Dive Deeper with an Expert Guide
While these techniques are powerful, working with a certified, experienced guide can illuminate blind spots and provide the personalized wisdom required to navigate the subtleties of inner work.
If you feel ready to move past the physical and fully embrace the spiritual dimensions of your practice, look for specialized workshops, mentorships, or teacher training programs focused on yoga philosophy and meditation. Investing in self-study is the most valuable investment you will ever make.
Recommended Texts for Svadhyaya
To further fuel your intellectual self-study, consider reading and contemplating these foundational texts:
- The Bhagavad Gita: A timeless dialogue about duty, action, and devotion, offering a profound perspective on living an ethical and purposeful life.
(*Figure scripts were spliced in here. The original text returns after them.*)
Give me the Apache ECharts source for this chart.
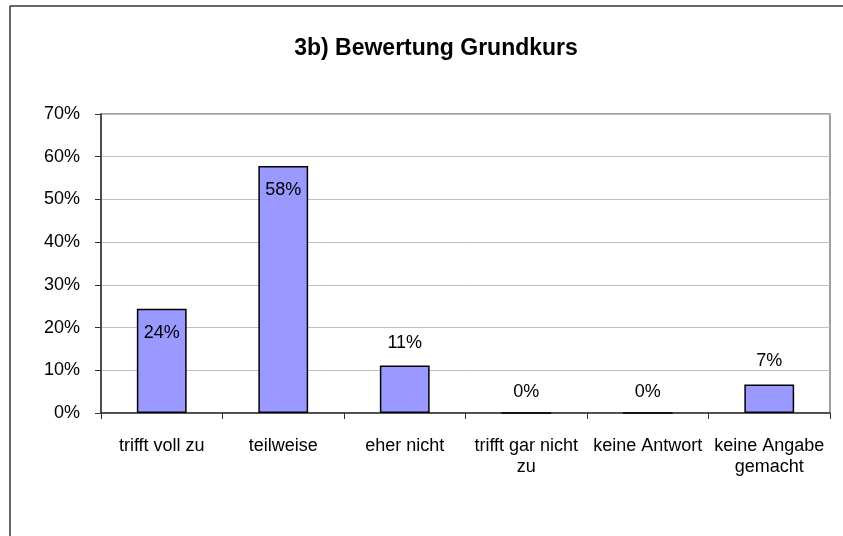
<!DOCTYPE html>
<html>
<head>
<meta charset="utf-8">
<script src="https://cdn.jsdelivr.net/npm/echarts@6/dist/echarts.min.js"></script>
<style>
  html, body { margin: 0; padding: 0; background: #fff; }
  #chart { width: 843px; height: 536px; }
</style>
</head>
<body>
<div id="chart"></div>
<script>
// Daten
const categories = ['trifft voll zu', 'teilweise', 'eher nicht', 'trifft gar nicht\nzu', 'keine Antwort', 'keine Angabe\ngemacht']
const values = [24.4, 57.8, 11.1, 0, 0, 6.7]
const yTicks = [0, 10, 20, 30, 40, 50, 60, 70]

const font = '"Liberation Sans", Arial, sans-serif'

const chart = echarts.init(document.getElementById('chart'))

// große Balken bekommen das Label innen, kleine darüber
const seriesData = values.map(v => ({
  value: v,
  label: v > 20
    ? { position: 'insideTop', distance: 15 }
    : { position: 'top', distance: v > 0 ? 14 : 11 }
}))

const option = {
  animation: false,
  backgroundColor: '#fff',
  title: {
    text: '3b) Bewertung Grundkurs',
    left: 431,
    top: 32,
    textAlign: 'center',
    textStyle: { fontFamily: font, fontSize: 23, fontWeight: 'bold', color: '#000' }
  },
  graphic: [
    { type: 'line', shape: { x1: 10, y1: 6, x2: 843, y2: 6 }, style: { stroke: '#333', lineWidth: 1.5 } },
    { type: 'line', shape: { x1: 10, y1: 6, x2: 10, y2: 536 }, style: { stroke: '#333', lineWidth: 1.5 } }
  ],
  grid: {
    left: 101,
    right: 13,
    top: 114,
    bottom: 123,
    show: true,
    borderColor: '#808080',
    borderWidth: 1.5
  },
  xAxis: {
    type: 'category',
    data: categories,
    axisLine: { lineStyle: { color: '#333', width: 1.5 } },
    axisTick: { show: true, length: 6, lineStyle: { color: '#333' } },
    axisLabel: {
      interval: 0,
      margin: 23,
      fontFamily: font,
      fontSize: 18,
      lineHeight: 21,
      color: '#000'
    }
  },
  yAxis: {
    type: 'value',
    min: yTicks[0],
    max: yTicks[yTicks.length - 1],
    interval: 10,
    axisLine: { show: true, lineStyle: { color: '#333', width: 1.5 } },
    axisTick: { show: true, length: 6, lineStyle: { color: '#333' } },
    axisLabel: {
      margin: 21,
      fontFamily: font,
      fontSize: 18,
      color: '#000',
      formatter: '{value}%'
    },
    splitLine: { lineStyle: { color: '#c0c0c0', width: 1 } }
  },
  series: [{
    type: 'bar',
    data: seriesData,
    barWidth: '41%',
    itemStyle: { color: '#9999FF', borderColor: '#000', borderWidth: 1.5 },
    label: {
      show: true,
      fontFamily: font,
      fontSize: 18,
      color: '#000',
      formatter: p => Math.round(p.value) + '%'
    }
  }]
}

chart.setOption(option)
</script>
</body>
</html>
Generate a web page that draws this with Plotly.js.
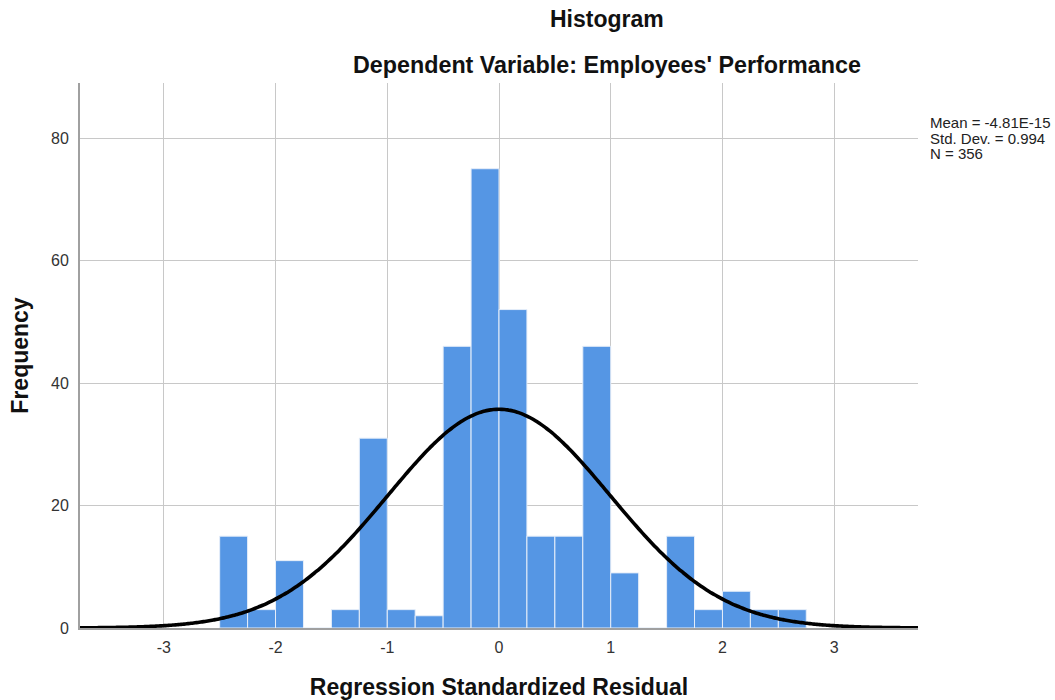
<!DOCTYPE html>
<html>
<head>
<meta charset="utf-8">
<script src="https://cdn.plot.ly/plotly-3.0.1.min.js"></script>
<style>
html,body{margin:0;padding:0;background:#fff;}
#chart{width:1055px;height:700px;}
</style>
</head>
<body>
<div id="chart"></div>
<script>
// Histogram bins (left edges, width 0.25) and frequencies
const binLeft = [-2.5, -2.25, -2.0, -1.75, -1.5, -1.25, -1.0, -0.75, -0.5, -0.25, 0.0, 0.25, 0.5, 0.75, 1.0, 1.25, 1.5, 1.75, 2.0, 2.25, 2.5];
const counts  = [15, 3, 11, 0, 3, 31, 3, 2, 46, 75, 52, 15, 15, 46, 9, 0, 15, 3, 6, 3, 3];
const binWidth = 0.25;

// Reported statistics
const statMean = -4.81e-15;
const statSD = 0.994;
const statN = 356;
const statLabels = ["Mean = -4.81E-15", "Std. Dev. = 0.994", "N = 356"];

const xTicks = [-3, -2, -1, 0, 1, 2, 3];
const yTicks = [0, 20, 40, 60, 80];

// Bin centres for the bar trace
const centers = binLeft.map(v => v + binWidth / 2);

// Normal curve overlay scaled to frequencies (N * binWidth * pdf)
const curveX = [];
const curveY = [];
for (let i = 0; i <= 300; i++) {
  const x = -3.76 + i * (7.52 / 300);
  const z = (x - statMean) / statSD;
  curveX.push(x);
  curveY.push(statN * binWidth * Math.exp(-0.5 * z * z) / (statSD * Math.sqrt(2 * Math.PI)));
}

const FONT = "Liberation Sans, Arial, sans-serif";

const data = [
  {
    type: "bar",
    x: centers,
    y: counts,
    width: binWidth,
    marker: {color: "#5596E4", line: {color: "#E6EEF9", width: 1}},
    hoverinfo: "x+y"
  },
  {
    type: "scatter",
    mode: "lines",
    x: curveX,
    y: curveY,
    line: {color: "#000000", width: 3.6, shape: "spline"},
    hoverinfo: "skip"
  }
];

const statAnnotations = statLabels.map((t, i) => ({
  xref: "paper", yref: "paper", x: 1, y: 1, xshift: 10, yshift: -29 - 15.5 * i,
  text: t, showarrow: false, align: "left",
  font: {size: 15, color: "#222", family: FONT}, xanchor: "left", yanchor: "top"
}));

const layout = {
  width: 1055,
  height: 700,
  margin: {l: 80, r: 137, t: 83, b: 72},
  paper_bgcolor: "#ffffff",
  plot_bgcolor: "#ffffff",
  showlegend: false,
  bargap: 0,
  font: {family: FONT, color: "#222"},
  xaxis: {
    range: [-3.75, 3.75],
    tickvals: xTicks,
    ticktext: xTicks.map(String),
    tickfont: {size: 16, color: "#333"},
    showgrid: true,
    gridcolor: "#C8C8C8",
    gridwidth: 1,
    zeroline: false,
    showline: true,
    linecolor: "#A0A0A0",
    linewidth: 2,
    ticks: "",
    ticklabelstandoff: 4,
    title: {text: "Regression Standardized Residual", font: {size: 23, color: "#111", family: FONT, weight: "bold"}, standoff: 25}
  },
  yaxis: {
    range: [0, 89],
    tickvals: yTicks,
    ticktext: yTicks.map(String),
    tickfont: {size: 16, color: "#333"},
    showgrid: true,
    gridcolor: "#C8C8C8",
    gridwidth: 1,
    zeroline: false,
    showline: true,
    linecolor: "#A0A0A0",
    linewidth: 2,
    ticks: "",
    ticklabelstandoff: 6,
    title: {text: "Frequency", font: {size: 23, color: "#111", family: FONT, weight: "bold"}, standoff: 16}
  },
  annotations: [
    {
      xref: "paper", yref: "paper", x: 0.629, y: 1, yshift: 64,
      text: "<b>Histogram</b>", showarrow: false,
      font: {size: 23, color: "#111", family: FONT}, xanchor: "center", yanchor: "middle"
    },
    {
      xref: "paper", yref: "paper", x: 0.629, y: 1, yshift: 18,
      text: "<b>Dependent Variable: Employees' Performance</b>", showarrow: false,
      font: {size: 23.3, color: "#111", family: FONT}, xanchor: "center", yanchor: "middle"
    }
  ].concat(statAnnotations)
};

Plotly.newPlot("chart", data, layout, {displayModeBar: false, staticPlot: true});
</script>
</body>
</html>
- The Yoga Sutras of Patanjali: The original blueprint for yoga, which defines the path to Self-Realization (make sure to choose an accessible translation with commentary).
- Light on Life by B.K.S. Iyengar: A modern master’s accessible and personal approach to integrating the wisdom of yoga into daily challenges.
- Any autobiography of a spiritual master: Reading a dedicated practitioner’s life story, such as Autobiography of a Yogi, can provide deep inspiration and practical lessons in commitment.
Conclusion: The Journey Home
We started this journey recognizing that yoga is far more than just stretching the body. The asanas and the breath work are beautiful and essential, but they are ultimately just tools, a clever, physical system designed to keep the body still and the mind quiet enough for you to finally look inside.
The true destination of your yoga practice is not achieving a perfect handstand, but attaining the unwavering Self-Knowing that reveals your own inherent worth, peace, and authenticity.
This is a journey that requires immense patience, honesty, and compassion toward yourself. There will be days when you feel lost, and days when the truth is uncomfortable. That’s okay. When in doubt, simply return to the mat, return to your breath, and return to the simple act of looking honestly within. Your truest self is already there, waiting for you to notice.